L’idée d’immortalité suscite un fort intérêt mais pose des questions complexes. « L’eugénisme positif » est poussé par l’évolution des technologies qui le permettent : pourquoi se priver de ce que la médecine fait aujourd’hui et qui pourrait nous aider à progresser notre condition ? Ceci posé, on peut distinguer plusieurs transhumanismes : Joël de Rosnay dit « progressons mais avec des limites éthiques » ; d’autres plus sur un mode libertarien : « usons d’exo-squelettes et de processeurs en fonction de la demande du public » ;  enfin ceux qui se considèrent comme les « élus » sont prêts à chercher des lieux à eux pour vivre leur immortalité future (sur Mars, sur ou sous l’océan…). Autre argument intéressant, pour Laurent Alexandre, ces technologies ne sont pas chères, se répandent très vite et dans le monde entier… Faisons donc évoluer nos sociétés au mieux. 

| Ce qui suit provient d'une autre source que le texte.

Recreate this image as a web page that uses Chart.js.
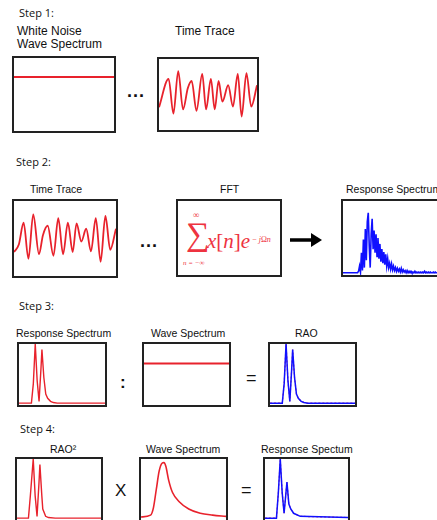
<!DOCTYPE html>
<html>
<head>
<meta charset="utf-8">
<script src="https://cdn.jsdelivr.net/npm/chart.js@4"></script>
<style>
body{margin:0;width:437px;height:520px;overflow:hidden;position:relative;background:#fff;font-family:"Liberation Sans",Arial,sans-serif;color:#111;}
.t{position:absolute;white-space:nowrap;line-height:12px;font-size:10.5px;}
.step{font-family:"Open Sans","Noto Sans",sans-serif;font-size:11px;}
.big{font-size:12px;}
.box{position:absolute;border:2px solid #222;box-sizing:border-box;background:#fff;}
.box canvas{display:block;}
.dots{position:absolute;font-weight:bold;font-size:18px;line-height:12px;letter-spacing:1px;}
.op{position:absolute;line-height:18px;}
.f{position:absolute;white-space:nowrap;font-family:"Liberation Serif","DejaVu Serif",serif;color:#ee3340;}
</style>
</head>
<body>

<div class="t step" style="left:19px;top:7px">Step 1:</div>
<div class="t big" style="left:17px;top:25px">White Noise</div>
<div class="t big" style="left:17px;top:38px">Wave Spectrum</div>
<div class="t big" style="left:175px;top:25px">Time Trace</div>
<div class="box" style="left:12px;top:56px;width:104px;height:77px"><canvas id="s1wave"></canvas></div>
<div class="dots" style="left:127px;top:85px">...</div>
<div class="box" style="left:157px;top:57px;width:102px;height:75px"><canvas id="s1trace"></canvas></div>

<div class="t step" style="left:16px;top:156px">Step 2:</div>
<div class="t" style="left:30px;top:183px">Time Trace</div>
<div class="t" style="left:220px;top:183px">FFT</div>
<div class="t" style="left:346px;top:183px">Response Spectrum</div>
<div class="box" style="left:12px;top:199px;width:106px;height:79px"><canvas id="s2trace"></canvas></div>
<div class="dots" style="left:140px;top:235px">...</div>
<div class="box" style="left:176px;top:199px;width:106px;height:78px"></div>
<div class="f" style="left:193px;top:210px;font-size:9px">∞</div>
<div class="f" style="left:186px;top:217px;font-size:33px;line-height:34px">∑</div>
<div class="f" style="left:183px;top:259px;font-size:7px;font-style:italic">n = −∞</div>
<div class="f" style="left:207px;top:229px;font-size:21px;line-height:24px"><i>x</i>[<i>n</i>]<i>e</i><span style="font-size:8px;position:relative;top:-6px"> − <i>j</i>Ω<i>n</i></span></div>
<svg style="position:absolute;left:288px;top:230px" width="40" height="20">
  <line x1="2" y1="10" x2="26" y2="10" stroke="#000" stroke-width="3.5"/>
  <polygon points="23,3 34,10 23,17" fill="#000"/>
</svg>
<div class="box" style="left:341px;top:199px;width:106px;height:78px"><canvas id="s2resp"></canvas></div>

<div class="t step" style="left:19px;top:300px">Step 3:</div>
<div class="t" style="left:16px;top:327px">Response Spectrum</div>
<div class="t" style="left:151px;top:327px">Wave Spectrum</div>
<div class="t" style="left:295px;top:327px">RAO</div>
<div class="box" style="left:17px;top:342px;width:90px;height:65px"><canvas id="s3resp"></canvas></div>
<div class="op" style="left:120px;top:374px;font-size:17px;font-weight:bold">:</div>
<div class="box" style="left:142px;top:342px;width:89px;height:65px"><canvas id="s3wave"></canvas></div>
<div class="op" style="left:246px;top:369px;font-size:18px">=</div>
<div class="box" style="left:268px;top:342px;width:89px;height:65px"><canvas id="s3rao"></canvas></div>

<div class="t step" style="left:20px;top:423px">Step 4:</div>
<div class="t" style="left:50px;top:443px">RAO²</div>
<div class="t" style="left:146px;top:443px">Wave Spectrum</div>
<div class="t" style="left:261px;top:443px">Response Spectum</div>
<div class="box" style="left:15px;top:457px;width:88px;height:65px"><canvas id="s4rao2"></canvas></div>
<div class="op" style="left:115px;top:482px;font-size:17px">X</div>
<div class="box" style="left:139px;top:457px;width:89px;height:65px"><canvas id="s4wave"></canvas></div>
<div class="op" style="left:241px;top:481px;font-size:18px">=</div>
<div class="box" style="left:263px;top:457px;width:87px;height:65px"><canvas id="s4resp"></canvas></div>

<script>
// values as % of box height, x in box-relative units
let whiteNoiseS1 = [74, 74];
let whiteNoiseS3 = [68, 68];
let flatX = [0, 100];

let trace1X = [0,10,15,20,25,30,34,39,45,49,54,58,62,66,72,77,82,86,91,96,102];
let trace1Y = [32,72,23,83,29,59,69,27,79,29,72,29,69,40,63,33,79,19,80,33,63];

let trace2X = [0,5,10,15,20,26,30,35,41,46,51,56,61,65,70,75,80,85,90,95,100,106];
let trace2Y = [32,42,71,23,82,29,54,67,27,77,29,71,32,70,46,63,33,77,19,80,35,63];

let fftResp = [3,3,3,3,3,3,3,3,3,3,3,3,3,3,3,3,
  5,12,4,30,6,48,10,62,20,72,84,40,10,55,76,35,60,30,55,25,
  50,22,42,18,35,16,31,14,28,12,22,10,16,8,15,7,12,6,10,5,
  9,5,8,4,9,4,7,4,6,3,6,3,5,3,5,3,4,3,5,3,4,3,4,3,4,3,4,3,5,3,
  4,3,4,3,4,3,3,4,3,4,3,3,4,3,3,4,3,3,3,3];

let respS3X = [0,13,15,17,19,21,23,24,26,28,30,33,36,40,90];
let respS3Y = [3,3,35,100,40,6,60,91,45,18,11,6,4,3,3];

let raoX = [0,13,15,17,19,21,23,24,26,28,30,33,36,40,90];
let raoY = [3,3,35,100,40,6,60,91,45,18,11,6,4,3,3];

let rao2X = [0,12,14,17,19,21,23,24,26,27,30,33,40,88];
let rao2Y = [3,3,40,100,40,6,60,91,40,18,6,4,3,3];

let waveS4X = [0,10,13,16,19,22,24,26,29,33,40,50,62,75,89];
let waveS4Y = [5,8,20,50,80,93,94,88,65,45,30,18,11,8,6];

let respS4X = [0,12,14,16,18,20,22,23,25,27,30,37,87];
let respS4Y = [3,3,45,100,45,11,45,62,26,18,11,6,4];

const RED = '#e8222c';
const BLUE = '#1010ff';

function pts(xs, ys){ return xs.map((x, i) => ({x: x, y: ys[i]})); }

function mini(id, sets, xmax){
  new Chart(document.getElementById(id), {
    type: 'line',
    data: { datasets: sets },
    options: {
      animation: false,
      responsive: true,
      maintainAspectRatio: false,
      layout: { padding: 0 },
      plugins: { legend: { display: false }, tooltip: { enabled: false } },
      scales: {
        x: { type: 'linear', display: false, min: 0, max: xmax },
        y: { display: false, min: 0, max: 100 }
      },
      elements: { point: { radius: 0 } }
    }
  });
}

function red(data, w, smooth){
  return { data: data, borderColor: RED, borderWidth: w, tension: 0,
    cubicInterpolationMode: smooth ? 'monotone' : 'default' };
}

// blue line with a red dashed copy on top
function mixed(data){
  return [
    { data: data, borderColor: BLUE, borderWidth: 1.5, tension: 0 },
    { data: data, borderColor: 'rgba(235,40,60,0.85)', borderWidth: 1.2, borderDash: [2, 2], tension: 0 }
  ];
}

mini('s1wave', [red(pts(flatX, whiteNoiseS1), 2)], 100);
mini('s1trace', [red(pts(trace1X, trace1Y), 1.8, true)], 102);
mini('s2trace', [red(pts(trace2X, trace2Y), 1.8, true)], 106);
mini('s2resp', [{ data: pts(fftResp.map((v, i) => i), fftResp), borderColor: BLUE, borderWidth: 1.6, tension: 0 }], 105);

mini('s3resp', [red(pts(respS3X, respS3Y), 1.4)], 90);
mini('s3wave', [red(pts(flatX, whiteNoiseS3), 1.8)], 100);
mini('s3rao', mixed(pts(raoX, raoY)), 90);

mini('s4rao2', [red(pts(rao2X, rao2Y), 1.4)], 88);
mini('s4wave', [red(pts(waveS4X, waveS4Y), 1.6, true)], 89);
mini('s4resp', mixed(pts(respS4X, respS4Y)), 87);
</script>
</body>
</html>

Les transhumanistes nous disent nous allons basculer dans un nouveau monde d’ici 10-20 ans. Il n’y a qu’eux aujourd’hui pour nous proposer une vision du futur, pendant que les jeunes s’angoissent sur le leur et que les politiques le négligent, leur temps étant plus court. Or l’émergence d’une classe moyenne a connu de tels progrès qu’il est difficile d’accepter la dissociation entre deux forces contraires : des promesses de progrès rapides et spectaculaires, d’une ampleur jamais réalisée jusqu’à présent – mais au profit de qui – et l’amplitude déjà énorme et qui continue de se creuser des inégalités et la baisse de l’espérance de vie dans la partie qui régresse et s’inquiète d’être perdante, ce dans chaque pays sans exception. Ce problème éminemment politique n’a pas été anticipé et commence timidement à être débattu. Pourtant, il est urgent que les citoyens s’en emparent, car les enjeux sont énormes (sentiment de perte des identités culturelles, remplacement du travail humain par les robots, transferts des décisions « démocratiques » aux algorithmes…). Ces enjeux, que le paléoanthropologue juge dangereux pour la société induisent une fracture entre une population connectée et le reste en dehors, à l’origine de toutes les tensions dans le monde actuel. 

Au travers de son dialogue avec une jeune étudiante africaine dont le mémoire porte sur le transhumanisme et l’évolution induite par les réseaux sociaux, Pascal Picq nous invite à prendre conscience que nous vivons un moment décisif pour l’humanité.